We decided to extract something good from this lockdown. We planted a vegetable garden. We baked bread. We finally laid our hands on Cocchi Americano and can now make a proper Vesper. We did some Pilates. (Okay – we helped move a Pilates reformer.) And we vowed to read novels that have been on our to-do list for the last (shudder) 40 years. Brothers Karamazov and Bleak House, here we come. But our first assignment was to tackle three 19th Century authors we had somehow managed to avoid: Thackeray, Tolstoy, and Trollope. Call them The Three Towering T’s of the Baggy Novel.

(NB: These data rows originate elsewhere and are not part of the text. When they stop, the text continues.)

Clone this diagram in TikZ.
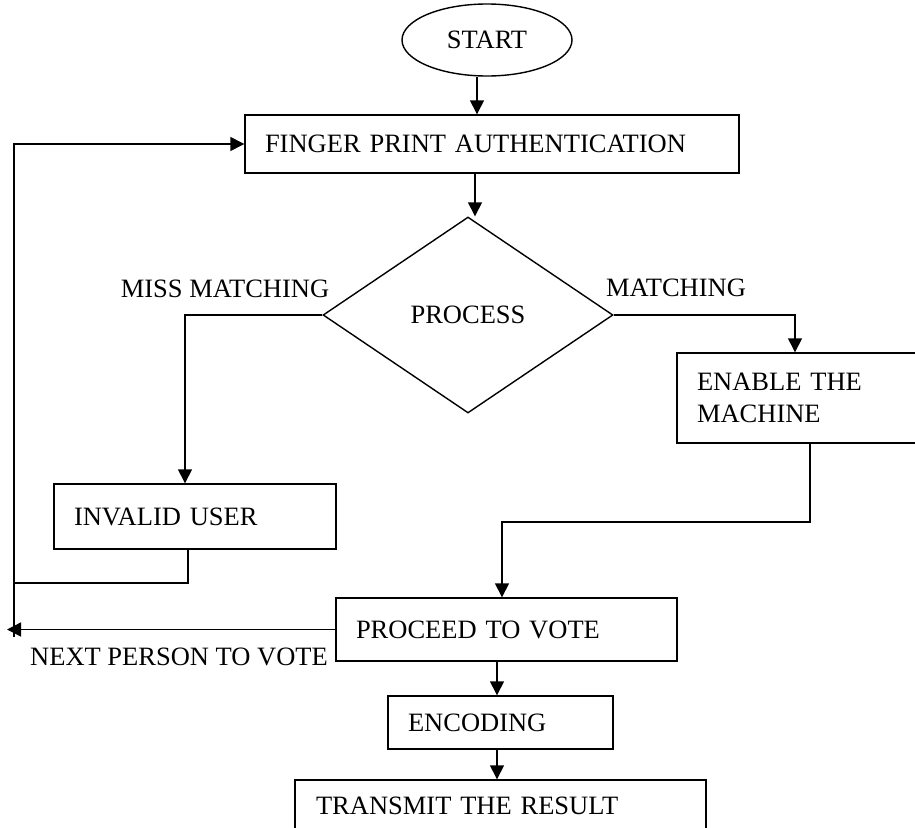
\documentclass[tikz,border=0pt]{standalone}
\usepackage{fontspec}
\setmainfont{Liberation Serif}
\usetikzlibrary{shapes.geometric,arrows.meta}
\begin{document}
\begin{tikzpicture}[x=1pt,y=-1pt,
  every node/.style={font=\fontsize{26.5}{32}\selectfont},
  box/.style={draw, line width=1.4pt, rectangle, inner xsep=20pt, inner ysep=0pt, align=left},
  conn/.style={line width=1.4pt},
  arr/.style={conn, -{Triangle[length=14pt,width=14pt]}},
  lbl/.style={inner sep=0pt}]
\useasboundingbox (0,0) rectangle (915,827);
\clip (0,0) rectangle (915,827);
% nodes
\node[draw, ellipse, line width=1.4pt, minimum width=170, minimum height=72, inner sep=0pt] (start) at (487,40) {START};
\node[box, minimum width=494, minimum height=58, text width=454] (finger) at (492,144) {FINGER PRINT AUTHENTICATION};
\node[draw, diamond, line width=1.4pt, minimum width=290, minimum height=196, inner sep=0pt] (process) at (468,315) {PROCESS};
\node[box, minimum width=282, minimum height=65, text width=242] (invalid) at (195,516.5) {INVALID USER};
\node[box, minimum width=253, minimum height=90, text width=213] (enable) at (803.5,398) {ENABLE THE\\MACHINE};
\node[box, minimum width=341, minimum height=63, text width=301] (proceed) at (506.5,629.5) {PROCEED TO VOTE};
\node[box, minimum width=225, minimum height=53, text width=185] (encoding) at (500.5,722.5) {ENCODING};
\node[box, minimum width=411, minimum height=52, text width=369, inner xsep=21pt] (transmit) at (500.5,806) {TRANSMIT THE RESULT};
% labels
\node[lbl] (lmiss) at (225,289) {MISS MATCHING};
\node[lbl] (lmatch) at (676,288) {MATCHING};
\node[lbl] (lnext) at (179,657) {NEXT PERSON TO VOTE};
% coordinates
\coordinate (c477) at (477,0);
\coordinate (c475) at (475,0);
\coordinate (c185) at (185,0);
\coordinate (c795) at (795,0);
\coordinate (c810) at (810,0);
\coordinate (c502) at (502,0);
\coordinate (c497) at (497,0);
\coordinate (c188) at (188,0);
\coordinate (bend1) at (502,522);
\coordinate (loopj) at (14,583);
\coordinate (looptop) at (14,144);
\coordinate (loopbot) at (14,637);
\coordinate (nextend) at (7,629.5);
% connectors
\draw[arr] (start.south -| c477) -- (finger.north -| c477);
\draw[arr] (finger.south -| c475) -- (process.north -| c475);
\draw[arr] (process.west) -| (invalid.north -| c185);
\draw[arr] (process.east) -| (enable.north -| c795);
\draw[arr] (enable.south -| c810) |- (bend1) -- (proceed.north -| c502);
\draw[conn] (invalid.south -| c188) |- (loopj);
\draw[arr] (loopbot) -- (looptop) -- (finger.west);
\draw[arr] (proceed.west) -- (nextend);
\draw[arr] (proceed.south -| c497) -- (encoding.north -| c497);
\draw[arr] (encoding.south -| c497) -- (transmit.north -| c497);
\end{tikzpicture}
\end{document}
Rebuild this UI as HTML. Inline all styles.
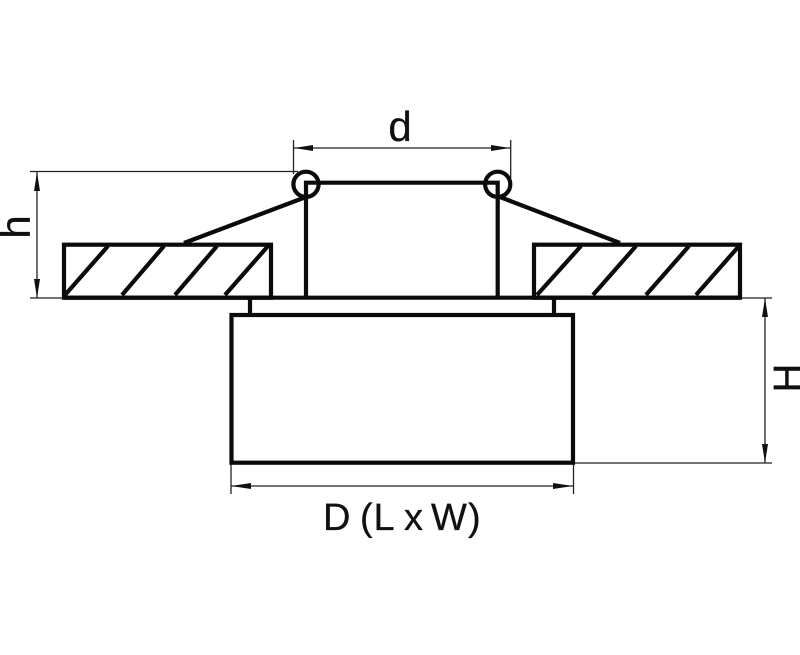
<!DOCTYPE html>
<html>
<head>
<meta charset="utf-8">
<style>
html,body{margin:0;padding:0;background:#fff;width:800px;height:655px;overflow:hidden}
svg{display:block}
text{font-family:"Liberation Sans",sans-serif;fill:#111;stroke:#111;stroke-width:.3}
</style>
</head>
<body>
<svg width="800" height="655" viewBox="0 0 800 655" xmlns="http://www.w3.org/2000/svg">
<rect width="800" height="655" fill="#fff"/>
<!-- thin dimension lines -->
<g stroke="#222" stroke-width="1.3" fill="none">
<line x1="293.5" y1="140" x2="293.5" y2="174"/>
<line x1="510.7" y1="140" x2="510.7" y2="178"/>
<line x1="294" y1="148" x2="510" y2="148"/>
<line x1="30" y1="171.5" x2="298" y2="171.5"/>
<line x1="30" y1="298" x2="64" y2="298"/>
<line x1="37" y1="172" x2="37" y2="298"/>
<line x1="741" y1="298" x2="772" y2="298"/>
<line x1="765" y1="298" x2="765" y2="463"/>
<line x1="573" y1="463" x2="772" y2="463"/>
<line x1="231" y1="464" x2="231" y2="494"/>
<line x1="573.5" y1="464" x2="573.5" y2="494"/>
<line x1="231" y1="486" x2="573" y2="486"/>
</g>
<!-- arrowheads -->
<g fill="#111">
<polygon points="294,148 313,145 313,151"/>
<polygon points="510,148 491,145 491,151"/>
<polygon points="37,172 34,191 40,191"/>
<polygon points="37,298 34,279 40,279"/>
<polygon points="765,298 762,317 768,317"/>
<polygon points="765,463 762,444 768,444"/>
<polygon points="231,486 251,483 251,489"/>
<polygon points="573,486 553,483 553,489"/>
</g>
<!-- thick geometry -->
<g stroke="#0b0b0b" stroke-width="4.2" fill="none">
<rect x="64" y="244.7" width="207" height="53"/>
<rect x="534" y="244.7" width="206" height="53"/>
<line x1="64" y1="297.7" x2="740" y2="297.7"/>
<line x1="65" y1="295" x2="108" y2="246"/>
<line x1="122" y1="295" x2="164" y2="246"/>
<line x1="175" y1="295" x2="217" y2="246"/>
<line x1="225" y1="295" x2="268" y2="246"/>
<line x1="537" y1="295" x2="581" y2="246"/>
<line x1="593" y1="295" x2="636" y2="246"/>
<line x1="646" y1="295" x2="689" y2="246"/>
<line x1="696" y1="295" x2="739" y2="246"/>
<line x1="184" y1="243" x2="306" y2="197"/>
<line x1="500" y1="197" x2="620" y2="243"/>
<polyline points="306,298 306,182.7 497.7,182.7 497.7,298"/>
<circle cx="306" cy="184.3" r="12.6"/>
<circle cx="497.7" cy="184.3" r="12.6"/>
<line x1="250" y1="298" x2="250" y2="315"/>
<line x1="554" y1="298" x2="554" y2="315"/>
<rect x="231.5" y="315" width="341.5" height="147.7"/>
</g>
<!-- labels -->
<text x="323 341 360 373.5 395 404 424 431 468" y="530" font-size="38">D (L x W)</text>
<text transform="translate(30,227) rotate(-90)" font-size="42" text-anchor="middle">h</text>
<text x="400" y="141" font-size="42" text-anchor="middle">d</text>
<text transform="translate(801,378) rotate(-90)" font-size="40" text-anchor="middle">H</text>
</svg>
</body>
</html>
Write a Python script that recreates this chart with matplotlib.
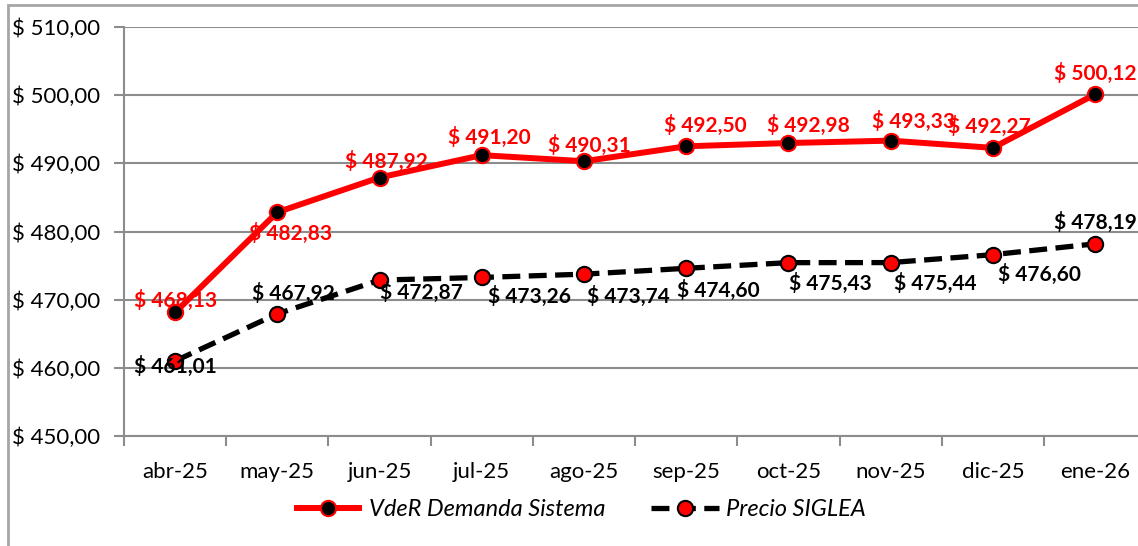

We liked Vanity Fair well enough. It is a fascinating example of a writer apparently losing control of a main character. Becky Sharp is meant to be thoroughly despicable. But she’s the most interesting one in the book by a country mile. She’s talented and charming. (In the recent movie version, Reese Witherspoon played Becky Sharp. Big surprise: Witherspoon’s version of Becky isn’t so villainous.) It is only by lobbing in a suggestion around page 850 that Becky possibly murdered someone that Thackeray clinches the moral case against Becky. Similarly, in War and Peace, we felt little warmth for Tolstoy’s obvious stand-in, Pierre. To our eyes beclouded by 21st Century cynicism, flinty Prince Andrey is the more interesting figure. But, in any event, we almost forgot all of the characters after Tolstoy drowned us in his theory of history in pages 1300-96. Trollope’s Orley Park was our favorite of the three doorstop novels. First, it took up a mere 820 pages – a breeze compared to the others. Second, Orley Park is about a lawsuit involving forgery of a will. Trollope knew a little something about the legal system. That knowledge did not result in unqualified admiration. Trollope offers the following thoughts on the most talented barrister in the case:
“Considering the lights with which he had been lightened, there was a species of honesty about Mr. Chaffanbrass which certainly deserved praise. He was always true to the man whose money he had taken, and gave to his customer, with all the power at his command, that assistance which he had professed to sell. But we may give the same praise to the hired bravo who goes through with truth and courage the task which he has undertaken. I knew an assassin in Ireland who professed that during twenty years of practice in Tipperary he had never failed when he had once engaged himself. For truth and honesty to their customers – which are great virtues – I would bracket that man and Mr. Chaffanbrass together.”
Now, some of you might equate lawyer Chaffanbrass to modern day corporate defense hacks. But isn’t his profile at least as applicable to plaintiff lawyers who whip up all species of prejudice against their opponents, whether or not there is any connection to the issues ostensibly at hand?
It would take more than the great Chaffanbrass to steer clear of preemption in the Critcher case. The plaintiffs contended that “the state laws implicated by their claims would merely impose labeling requirements consistent with those already in the FDCA – that is, not ‘different from’ or into addition to’ the FDCA requirements.” The plaintiffs argued that there are general FDCA requirements that labels not be “false and misleading in any particular” and that containers not be “formed, or filled to be misleading.” The problem with this position is that the FDA has already promulgated regulations specifically setting out information on labels necessary to avoid misleading consumers. Some of those regulations involve the net quantity of the product in a container. That specificity, coupled with the Congressional “broad, categorical statement of preemption in the FDCA” meant that the plaintiffs’ requested relief looked like “additional” and “different” requirements that would “disrupt what Congress intended to be a uniform – and federally led – regulatory scheme.”
The plaintiffs also argued that the skin cream labels were “defective” – even aside from being misleading. But that argument was a post hoc maneuver to elude preemption; it was not included in the complaint. Moreover, a new label on the cause of action could not erase the reality that the claim was about the label. And that labeling claim could not “avoid the sweeping force of the FDCA.”
The Second Circuit affirmed the district court’s dismissal of this blemished lawsuit.